Module 2 — Orbit: falling forever
What an orbit really is
Explain that an orbit is falling toward Earth while moving sideways fast enough that the ground curves away as fast as you fall — Newton's cannonball — so gravity is not switched off in orbit; it is the very thing holding you in the loop.
Why astronauts float
Explain that astronauts float because they are in continuous free fall, not because gravity is absent — the station, the astronaut, and every loose object fall together at the same rate, so nothing presses on anything; 'microgravity', not zero gravity.
The backwards rule of orbits
Explain the counterintuitive rendezvous result — to catch a craft ahead of you in the same orbit you must slow down (dropping to a lower, faster orbit) and speeding up raises you into a higher, slower orbit that falls behind — because orbital speed is set by altitude.
Different orbits for different jobs
Explain why altitude determines orbital period, so a satellite at ~36,000 km circles once per day and appears to hover over one spot (geostationary), while the ISS at ~400 km laps the planet every ~90 minutes — and why low orbits decay from the thin air's drag.
Module 3 — Surviving out there, and seeing across it
The vacuum, the heat, and the cold
Explain what space actually does to a body and a craft — vacuum (no pressure) is the instant danger, and with no air to carry heat away the real engineering problem is dumping heat, which can only leave by radiating, so the sun side bakes while the shadow side freezes.
Why getting to Mars takes the long way
Explain a transfer orbit and a launch window — you don't aim at where Mars is but at where it will be, following a curved, fuel-cheap path (a Hohmann transfer), and the alignment that allows it only comes around roughly every 26 months, so the solar system runs on a timetable set by orbits.
How we see the universe
Explain that looking out is looking back in time because light takes time to arrive, and that telescopes gather light across the whole electromagnetic spectrum (radio, infrared, visible, X-ray) — each band revealing something the others can't — which is why we put telescopes above the atmosphere that blurs and blocks much of it.
How far away everything is
Explain the scale of space using the light-year, and why distance — not engineering — is the deepest barrier to reaching the stars: the nearest star is over four light-years away, so even the fastest probe ever built would take tens of thousands of years to get there.

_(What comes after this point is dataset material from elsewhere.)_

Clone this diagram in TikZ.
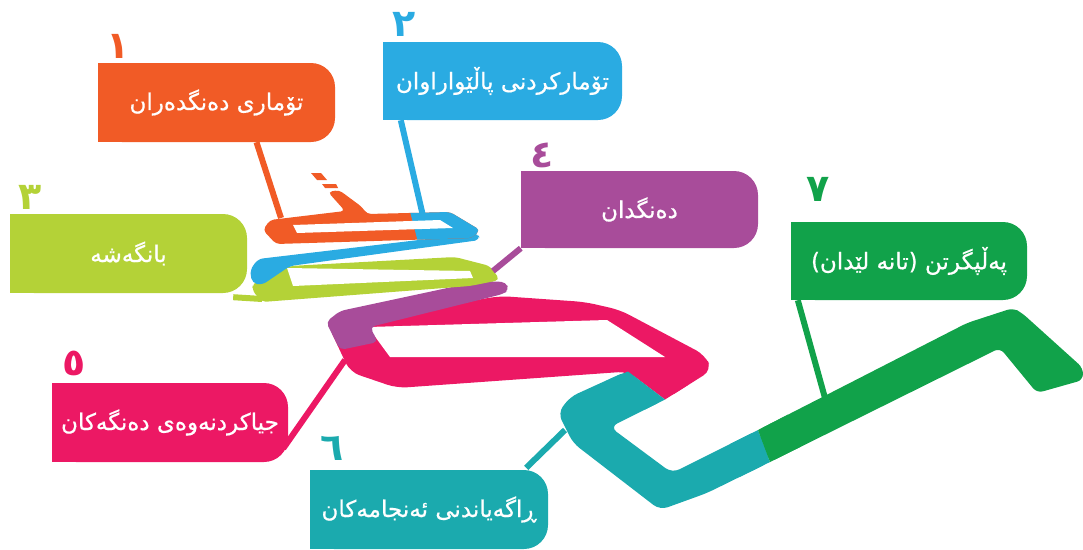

Module 4 — The systems around space
Why orbit is getting crowded
Explain space debris and the Kessler cascade — at orbital speed even a fleck of paint hits like a bullet, and each collision makes more debris that causes more collisions — so low Earth orbit is a shared commons that a runaway chain reaction could make unusable for everyone.
Capstone: reading a space claim
Use the whole course to decode real-style space claims — separating altitude from speed, free fall from anti-gravity, an honest distance or timeline from marketing — and telling a sound claim from an oversold one.